Analysis: Marwan Barghouti - A Nelson Mandela or a PR gimmick?
Analysis Marwan Barghou
By KHALED ABU TOAMEH
It's not clear at this stage whether top Fatah operative Marwan Barghouti, who is serving five life sentences in prison for masterminding a series of terror attacks on Israel, would be part of a prisoner exchange agreement between Hamas and Israel.
But what is clear is that Barghouti, 50, is already planning, from his prison cell, how to succeed Mahmoud Abbas as president of the Palestinian Authority.
Barghouti himself made it clear in a newspaper interview published on Wednesday that he intends to run in a new presidential election. Earlier this week, his wife, Fadwa, also stated that her husband has his eyes set on the PA presidency.
Barghouti has been in prison since 2002 and there's a feeling that the PA leadership and many Fatah officials would prefer to see him remain behind bars.
Recent public opinion polls suggesting that Barghouti was the Palestinians' favorite choice for the job of PA president may be inaccurate or baseless.
Nonetheless, these polls have left many PA and Fatah representatives worried. Old guard officials like Abbas are worried because Barghouti represents a young generation of disgruntled Palestinians eager for regime change.
This is a generation that has long been struggling for a larger role in the decision-making process, but to no avail.
Yasser Arafat and his old-time colleagues who returned with him to the West Bank and Gaza Strip after the signing of the Oslo Accords prevented the young guard representatives from rising to power.
Abbas, who succeeded Arafat in January 2005, endorsed his predecessor's policy, keeping the young leaders away from bases of power in Fatah, the PLO and the PA.
Barghouti was one of the few Fatah operatives who dared to speak out against the policy of "marginalizing" him and the young guard, grassroots figures in the West Bank and Gaza Strip. He was also one of the few Palestinians who openly criticized rampant financial corruption in the Palestinian Authority.
Some of Barghouti's supporters in Fatah are convinced that senior officials in Arafat's office had tipped-off the Israelis about his hiding place.
Yet Barghouti is also seen as a threat by some leading young guard representatives in Fatah like Mohammed Dahlan and Jibril Rajoub, the two former security commanders who served under Arafat. Both Dahlan and Rajoub also see themselves as suitable candidates to succeed Abbas.
The release of Barghouti or, alternately, a decision by him to run in a new election is therefore likely to aggravate tensions in the ruling Fatah faction.

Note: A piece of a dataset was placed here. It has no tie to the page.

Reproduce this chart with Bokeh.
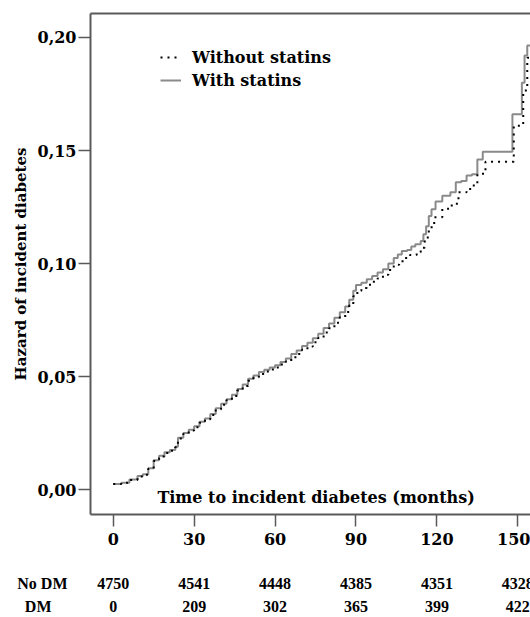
from bokeh.plotting import figure
from bokeh.layouts import column
from bokeh.models import (FixedTicker, CustomJSTickFormatter, LinearAxis,
                          Label, Legend, LegendItem, Range1d)
from bokeh.core.properties import value
from bokeh.embed import file_html
from bokeh.resources import INLINE

# ---- data ----
time_with = [0, 3, 6, 9, 11, 13, 15, 17, 19, 21, 23, 24, 26, 28, 30, 32, 34, 36, 38, 40,
             42, 44, 46, 48, 50, 52, 54, 56, 58, 60, 62, 64, 66, 68, 70, 72, 74, 76, 78, 80,
             82, 84, 86, 87.5, 89, 90, 92, 94, 96, 98, 100, 102, 104, 105.5, 107, 109, 110.5,
             112, 114, 115, 116, 117, 118, 119.5, 122, 125, 127, 129, 131, 133, 135, 137,
             148, 151.5, 152.5, 153.5, 156]
haz_with = [0.0025, 0.0030, 0.0045, 0.0060, 0.0068, 0.0095, 0.0130, 0.0150, 0.0165, 0.0175,
            0.0190, 0.0230, 0.0250, 0.0265, 0.0280, 0.0300, 0.0315, 0.0335, 0.0360, 0.0380,
            0.0400, 0.0420, 0.0445, 0.0465, 0.0490, 0.0505, 0.0520, 0.0530, 0.0540, 0.0550,
            0.0565, 0.0580, 0.0600, 0.0615, 0.0635, 0.0650, 0.0670, 0.0690, 0.0715, 0.0735,
            0.0760, 0.0785, 0.0810, 0.0840, 0.0880, 0.0905, 0.0915, 0.0930, 0.0945, 0.0960,
            0.0975, 0.1000, 0.1025, 0.1040, 0.1055, 0.1060, 0.1075, 0.1085, 0.1100, 0.1130,
            0.1165, 0.1210, 0.1240, 0.1275, 0.1300, 0.1315, 0.1360, 0.1365, 0.1390, 0.1395,
            0.1460, 0.1495, 0.1660, 0.1800, 0.1920, 0.1965, 0.1965]

time_without = [0, 3, 6, 9, 11, 13, 15, 17, 19, 21, 23, 24, 26, 28, 30, 32, 34, 36, 38, 40,
                42, 44, 46, 48, 50, 52, 54, 56, 58, 60, 62, 64, 66, 68, 70, 72, 74, 76, 78, 80,
                82, 84, 86, 87.5, 89, 90.5, 92, 94, 96, 98, 100, 102, 104, 106, 108, 110, 112.5,
                114, 115.5, 117, 119, 122, 125.5, 128, 131, 133, 135, 138, 148.5, 152, 153.5, 156]
haz_without = [0.0025, 0.0030, 0.0043, 0.0058, 0.0066, 0.0092, 0.0127, 0.0147, 0.0162, 0.0172,
               0.0187, 0.0226, 0.0246, 0.0261, 0.0276, 0.0296, 0.0311, 0.0330, 0.0355, 0.0375,
               0.0395, 0.0414, 0.0438, 0.0458, 0.0482, 0.0497, 0.0512, 0.0522, 0.0531, 0.0540,
               0.0553, 0.0567, 0.0586, 0.0600, 0.0619, 0.0633, 0.0652, 0.0671, 0.0695, 0.0714,
               0.0738, 0.0762, 0.0786, 0.0815, 0.0855, 0.0880, 0.0892, 0.0906, 0.0920, 0.0934,
               0.0950, 0.0972, 0.0995, 0.1010, 0.1025, 0.1038, 0.1050, 0.1070, 0.1115, 0.1160,
               0.1205, 0.1242, 0.1265, 0.1315, 0.1330, 0.1345, 0.1397, 0.1450, 0.1610, 0.1765,
               0.1910, 0.1910]

series_labels = ["Without statins", "With statins"]
x_ticks = [0, 30, 60, 90, 120, 150]
y_ticks = [0.0, 0.05, 0.10, 0.15, 0.20]
x_title = "Time to incident diabetes (months)"
y_title = "Hazard of incident diabetes"

risk_times = [0, 30, 60, 90, 120, 150]
no_dm = [4750, 4541, 4448, 4385, 4351, 4328]
dm = [0, 209, 302, 365, 399, 422]
row_labels = ["No DM", "DM"]

# ---- styling ----
AX = "#5a5a5a"
SERIF = "DejaVu Serif"
TABLE_FONT = "Liberation Serif"
W = 530
H_MAIN = 560
H_TABLE = 57

p = figure(width=W, height=H_MAIN, output_backend="svg", toolbar_location=None,
           x_range=Range1d(-8.42, 154.7), y_range=Range1d(-0.011, 0.2106),
           min_border_left=90, min_border_right=0, min_border_top=13,
           min_border_bottom=H_MAIN - 514)
p.outline_line_color = None
p.grid.visible = False
p.background_fill_color = "white"
p.border_fill_color = "white"

r_with = p.step(time_with, haz_with, mode="after", line_color="#8a8a8a", line_width=2)
r_without = p.step(time_without, haz_without, mode="after", line_color="black",
                   line_width=2, line_dash="2 5")

def style_axis(ax, size="16px"):
    ax.axis_line_color = AX
    ax.axis_line_width = 2
    ax.major_tick_line_color = AX
    ax.major_tick_line_width = 1.5
    ax.major_tick_in = 0
    ax.major_tick_out = 12
    ax.minor_tick_in = 0
    ax.minor_tick_out = 0
    ax.major_label_text_font = SERIF
    ax.major_label_text_font_style = "bold"
    ax.major_label_text_font_size = size
    ax.major_label_text_color = "black"

xa = p.xaxis[0]
xa.ticker = FixedTicker(ticks=x_ticks)
style_axis(xa, "16px")
xa.major_label_standoff = 6

ya = p.yaxis[0]
ya.ticker = FixedTicker(ticks=y_ticks)
ya.formatter = CustomJSTickFormatter(code="return tick.toFixed(2).replace('.', ',');")
style_axis(ya, "16px")
ya.major_label_standoff = 2
ya.axis_label = y_title
ya.axis_label_text_font = SERIF
ya.axis_label_text_font_style = "bold"
ya.axis_label_text_font_size = "15px"
ya.axis_label_text_color = "black"
ya.axis_label_standoff = 5

top = LinearAxis(ticker=FixedTicker(ticks=[]), major_label_text_font_size="0px",
                 major_tick_out=0, major_tick_in=0, minor_tick_out=0, minor_tick_in=0,
                 major_label_standoff=0, axis_line_color=AX, axis_line_width=2)
p.add_layout(top, "above")

legend = Legend(items=[LegendItem(label=series_labels[0], renderers=[r_without]),
                       LegendItem(label=series_labels[1], renderers=[r_with])],
                location=(70, 424), padding=0, margin=0, spacing=3,
                glyph_width=21, glyph_height=20, label_height=20, label_standoff=11,
                border_line_color=None, background_fill_alpha=0,
                label_text_font=SERIF, label_text_font_style="bold",
                label_text_font_size="16px", label_text_color="black")
p.add_layout(legend)

p.add_layout(Label(x=75.2, y=-0.0035, text=x_title, text_align="center", text_baseline="middle",
                   text_font=SERIF, text_font_style="bold", text_font_size="16px",
                   text_color="black"))

# ---- number-at-risk table (strip sharing the month scale of the chart) ----
ROW_Y = [34, 11]
t = figure(width=W, height=H_TABLE, output_backend="svg", toolbar_location=None,
           x_range=p.x_range, y_range=Range1d(0, H_TABLE), x_axis_type=None,
           min_border_left=90, min_border_right=0, min_border_top=0, min_border_bottom=0)
t.outline_line_color = None
t.grid.visible = False
t.background_fill_color = "white"
t.border_fill_color = "white"

ta = t.yaxis[0]
ta.ticker = FixedTicker(ticks=ROW_Y)
ta.major_label_overrides = {ROW_Y[0]: row_labels[0],
                            ROW_Y[1]: row_labels[1] + "\u00a0\u00a0\u00a0\u00a0"}
ta.axis_line_color = None
ta.major_tick_line_color = None
ta.minor_tick_line_color = None
ta.major_tick_out = 0
ta.major_tick_in = 0
ta.minor_tick_out = 0
ta.minor_tick_in = 0
ta.major_label_standoff = 23
ta.major_label_text_font = TABLE_FONT
ta.major_label_text_font_style = "bold"
ta.major_label_text_font_size = "16px"
ta.major_label_text_color = "black"

for vals, ry in [(no_dm, ROW_Y[0]), (dm, ROW_Y[1])]:
    t.text(x=risk_times, y=[ry] * len(risk_times), text=[str(v) for v in vals],
           text_align="center", text_baseline="middle", text_font=value(TABLE_FONT),
           text_font_style="bold", text_font_size="16px", text_color="black")

layout = column(p, t, spacing=0)
open("out.html", "w").write(file_html(layout, INLINE))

Barghouti is said to have close ties with the Hamas leadership, both in the Gaza Strip and Syria. Over the past two years, Barghouti has come out in support of unity between Fatah and Hamas. His release would not only undermine the status of the current Fatah and PA leaders, but it could also expedite the process of reconciliation between his faction and Hamas.
Some Palestinians, however, remain skeptical regarding Barghouti's chances of winning in a presidential election. They point out that Barghouti was at the head of the Fatah list that lost to Hamas in the January 2005 legislative election.
Unlike many in the Western media, Palestinian journalists and writers have rarely - if ever - referred to Barghouti as a "charismatic" leader or as the "Palestinian Nelson Mandela." Cynics and conspiracy theorists in the Palestinian territories go further by arguing that Barghouti is actually part of a US-Israeli scheme aimed at turning him into the next leader of the Palestinians. To back up their argument, they ask simple questions such as: Since when does Israel allow a security prisoner to give media interviews or hold meetings with Israeli, Palestinian, European and American officials in his prison cell?
Undoubtedly, Barghouti is respected by many Palestinians. Yet, this is not because he's the Palestinian Nelson Mandela or Salah Eddin - the Muslim warrior who drove the Crusaders out of Jerusalem - but because he's sitting in Israeli jail.
Barghouti is respected by many in Fatah, but his popularity among the faction's cadres is surely not as enormous as it's being portrayed by many Western journalists. Dahlan and Rajoub are believed to enjoy much more support among Fatah members and supporters in the West Bank and Gaza Strip.
Some Fatah operatives have even complained that the public opinion polls that have been predicting a sweeping victory for Barghouti were part of an EU-funded campaign designed to bolster his image among Palestinians as their only hope for the future.